Un film ne peut pas sauver le monde et encore moins l'élection de mi-mandat d'un président. Reste que certaines sorties de films semblent un brin arrangées avec le gars des vues, surtout un gars des vues républicain, membre clandestin du Tea Party et admirateur secret de Sarah Palin.

Prenez Fair Game, que je traduirais librement et avec une pointe d'ironie par «De bonne guerre». Le film raconte la révoltante et authentique histoire de Valerie Plame, cette agente secrète de la CIA, dont l'identité a été coulée par la Maison-Blanche par pure vengeance après la publication d'un texte de son mari, l'ex-diplomate Joe Wilson, mettant en doute l'existence d'armes de destruction massive en Irak. Non seulement cette Jane Bond a perdu sa job, sa carrière et sa raison d'être, mais son exposition publique par une Maison-Blanche prête à tout pour partir en guerre a sans doute provoqué la mort de centaines de ses sources sur le terrain.

Le film prend l'affiche chez nous et aux États-Unis vendredi, soit trois jours après l'élection de mi-mandat. Est-ce que sa sortie devancée d'une semaine ou deux aurait changé quoi que ce soit aux résultats d'hier soir? J'en doute, mais disons que ces temps-ci n'importe quoi pour freiner la remontée des républicains aurait été bienvenu.
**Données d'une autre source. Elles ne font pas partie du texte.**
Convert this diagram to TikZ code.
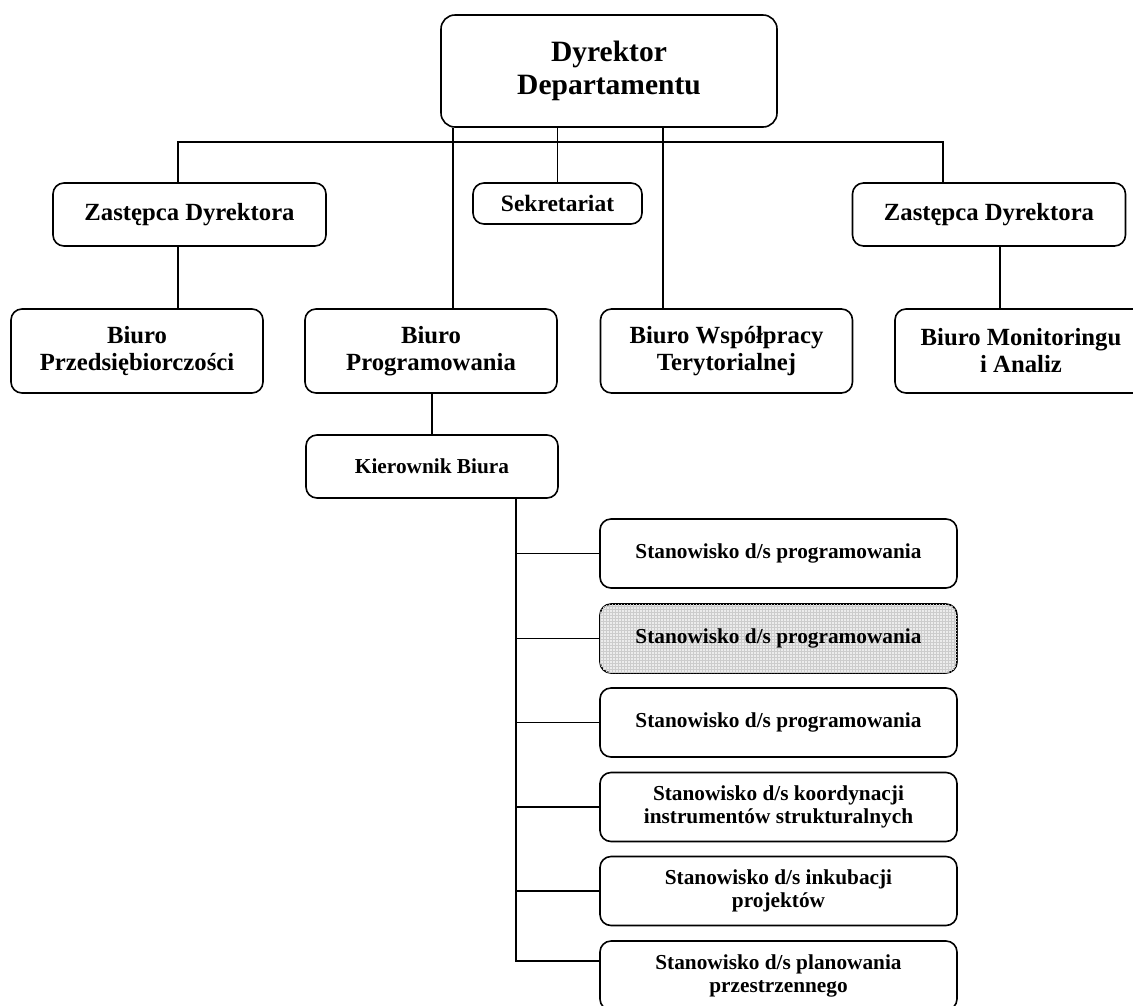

Comme tout le monde, j'ai suivi l'affaire Plame-Wilson dans les journaux en 2004. Lu le court portrait du couple dans le Vanity Fair où ils posaient dans une rutilante décapotable tout droit sortie du garage de l'agent 007. À la télé, j'ai vu la blonde Valerie Plame, vêtue d'un tailleur grège, témoigner devant un comité du gouvernement qui faisait enquête sur cette fuite criminelle d'ailleurs considérée comme un crime fédéral. J'ai applaudi quand «Scooter» Libby, le chef de cabinet du vice-président Cheney, a finalement été accusé de la fuite même si, selon le Washington Post, l'auteur de la fuite serait le secrétaire d'État Richard L. Armitage. Libby a été condamné à payer une amende de 250 000 $ et à passer 30 mois en prison, peine qui a rapidement été transformée en travail communautaire. J'ai prié pour que Karl Rove, le grand manitou de l'administration Bush, soit accusé lui aussi. Mais après quatre comparutions devant un «grand jury», il a malheureusement été lavé de tout soupçon et sévit depuis sur les ondes de Fox News à titre de commentateur. C'est tout dire.

Appel aux émotions

Même si je n'ai pas lu les briques que Joe Wilson et Valerie Plame ont chacun pondues par la suite, je croyais que cette affaire n'avait plus aucun secret pour moi, médiatiquement du moins. Mais un film n'est pas un article de journal ni un reportage à la télé. Un film est un objet puissant et engageant qui fait d'abord et avant tout appel aux émotions. Et dans ce cas précis, les émotions se déclinent sur le mode de la colère, de l'indignation et de la révolte. Le réalisateur Doug Liman a confié à ma collègue Sonia Sarfati qu'il a voulu raconter cette histoire parce qu'elle l'avait fait tout simplement frémir. Frémir est le mot approprié.

Pendant près de deux heures, Fair Game nous fait frémir et fulminer de rage devant l'abus de pouvoir et l'indifférence d'une administration qui ne se soucie que de ses intérêts et qui n'a pas le moindre respect pour la vie humaine. Le film nous rappelle pourquoi il y a deux ans, les Américains ont élu Barack Obama. Pourquoi ils n'en pouvaient plus de George Bush, de sa bande de mercenaires, de leurs mensonges, de leur manipulation éhontée de l'opinion publique, de leur manie de détourner les faits pour arriver à leurs fins et de leur appétit guerrier qui s'est soldé par une guerre désastreuse et inutile.

Un film ne change pas le monde ni le vent quand celui-ci se met à souffler dans une nouvelle direction. Un film ne peut rien faire contre une crise économique, mais au moins il peut rappeler à notre mémoire quelques faits que le bulldozer de l'actualité a enterrés.

Contrairement à Mark Zuckerberg, le créateur de Facebook qui a désavoué le film sur son histoire, Valerie et son mari approuvent complètement Fair Game. On les a vus main dans la main et rayonnants sur le tapis rouge à Cannes lors de sa première mondiale. On les reverra sans doute aux Oscars. Peut-être même que Naomi Watts remportera un prix d'interprétation pour la finesse poignante de son jeu. On lui souhaite. Mais ce qu'on souhaite par-dessus tout, c'est qu'un nombre important d'Américains voient ce film. Et que dans deux ans, ils reportent au pouvoir Barack Obama.